Although it might pretend otherwise, TVNZ News bears little relationship to what it might be described as serious, in-depth journalism. Rather what we are being delivered is a 'journalism' that regards news and current affairs as just another form of entertainment.
Serious news coverage and analysis has been discarded for lurid murder stories, consumer complaints, stories about celebrities, pictures of disasters and cuddly animal stories. And, yes, sport. And the weather. And inane chit-chat. It's the usual fodder of the tabloids and TVNZ News has embraced it all in the pursuit of ratings and advertising revenue.
In that regard, it was not surprising that TVNZ dumped the Prime Minister from Tuesday's Close Up so it could feature something more vitally important than the future of the country- namely former All Black Robin Brooke saying he was sorry for groping a teenage girl.
Who cares that John Key is set to burden ordinary people with an increase in GST? Who cares he has signalled that, in a time of record unemployment, his government are going to launch another round of beneficiary bashing? Who cares Key wants mining companies to dig big holes in conservation parks?
Not TVNZ. It would rather focus on the drunken behaviour of a former All Black. I'm surprised that Mark Sainsbury didn't bounce into the studio shouting 'Tonight! It's an All Black shocker!' or something like that.
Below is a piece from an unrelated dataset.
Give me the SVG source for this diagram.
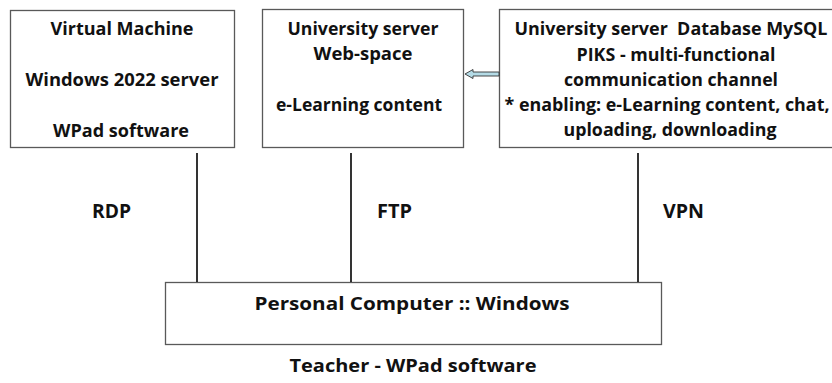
<svg xmlns="http://www.w3.org/2000/svg" width="832" height="383" viewBox="0 0 832 383">
<style>
.box{fill:#fff;stroke:#595959;stroke-width:1.3}
.t{font-family:"Open Sans","Liberation Sans",sans-serif;font-weight:700;font-size:17.5px;fill:#111;text-anchor:middle}
.lbl{font-size:19.5px}
.conn{stroke:#000;stroke-width:1.6;fill:none}
</style>
<rect width="832" height="383" fill="#fff"/>
<g id="vm">
<rect class="box" x="10.5" y="10.5" width="224" height="137"/>
<text class="t" x="122" y="35" textLength="143" lengthAdjust="spacingAndGlyphs">Virtual Machine</text>
<text class="t" x="122" y="86" textLength="193" lengthAdjust="spacingAndGlyphs">Windows 2022 server</text>
<text class="t" x="121" y="137" textLength="136" lengthAdjust="spacingAndGlyphs">WPad software</text>
</g>
<g id="web">
<rect class="box" x="262.5" y="9.5" width="201" height="138"/>
<text class="t" x="363" y="35" textLength="151" lengthAdjust="spacingAndGlyphs">University server</text>
<text class="t" x="363" y="60" textLength="99" lengthAdjust="spacingAndGlyphs">Web-space</text>
<text class="t" x="359" y="111" textLength="166" lengthAdjust="spacingAndGlyphs">e-Learning content</text>
</g>
<g id="db">
<rect class="box" x="499.5" y="9.5" width="345" height="138"/>
<text class="t" x="671" y="35" textLength="313" lengthAdjust="spacingAndGlyphs" xml:space="preserve">University server  Database MySQL</text>
<text class="t" x="676" y="61" textLength="199" lengthAdjust="spacingAndGlyphs">PIKS - multi-functional</text>
<text class="t" x="671" y="86" textLength="214" lengthAdjust="spacingAndGlyphs">communication channel</text>
<text class="t" x="667" y="111" textLength="325" lengthAdjust="spacingAndGlyphs">* enabling: e-Learning content, chat,</text>
<text class="t" x="670" y="136" textLength="213" lengthAdjust="spacingAndGlyphs">uploading, downloading</text>
</g>
<g id="pc">
<rect class="box" x="165.5" y="282.5" width="496" height="62"/>
<text class="t" x="412" y="310" textLength="315" lengthAdjust="spacingAndGlyphs">Personal Computer :: Windows</text>
</g>
<g id="teacher">
<text class="t" x="413" y="372" textLength="247" lengthAdjust="spacingAndGlyphs">Teacher - WPad software</text>
</g>
<g id="connectors">
<line class="conn" x1="197" y1="153" x2="197" y2="282"/>
<line class="conn" x1="351" y1="153" x2="351" y2="282"/>
<line class="conn" x1="638" y1="153" x2="638" y2="282"/>
<polygon points="465,74 473,69.5 473,72 499,72 499,76 473,76 473,78.5" fill="#b4dbe6" stroke="#333" stroke-width="0.9"/>
<text class="t lbl" x="111.5" y="218" textLength="39" lengthAdjust="spacingAndGlyphs">RDP</text>
<text class="t lbl" x="394.5" y="218" textLength="35" lengthAdjust="spacingAndGlyphs">FTP</text>
<text class="t lbl" x="683.5" y="218" textLength="41" lengthAdjust="spacingAndGlyphs">VPN</text>
</g>
</svg>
John Key talking about tax is just not as entertaining as an All Black apologising on national television for his drunken and lewd behaviour. It also conveniently allowed Sainsbury not to have to work hard finding ways to avoid asking any difficult questions of a politician he supports and adores.
Sainsbury is another of TVNZ's stable of free market cheerleaders and he has as much political acumen as that thing he wears under his nose.
As usual silly old TVNZ news 'spokeswoman' Andi Brotherston has spouted a load of old nonsense in defence of TVNZ.
According to Brotherston, Brooke's apology was 'big news'. Well, it might be big news for someone with an IQ of 3 - a typical supporter of the Sensible Sentencing Trust for instance- but for the rest of us it was just a big pile of smelly poo. A big pile of smelly poo that got dropped nearly six weeks ago!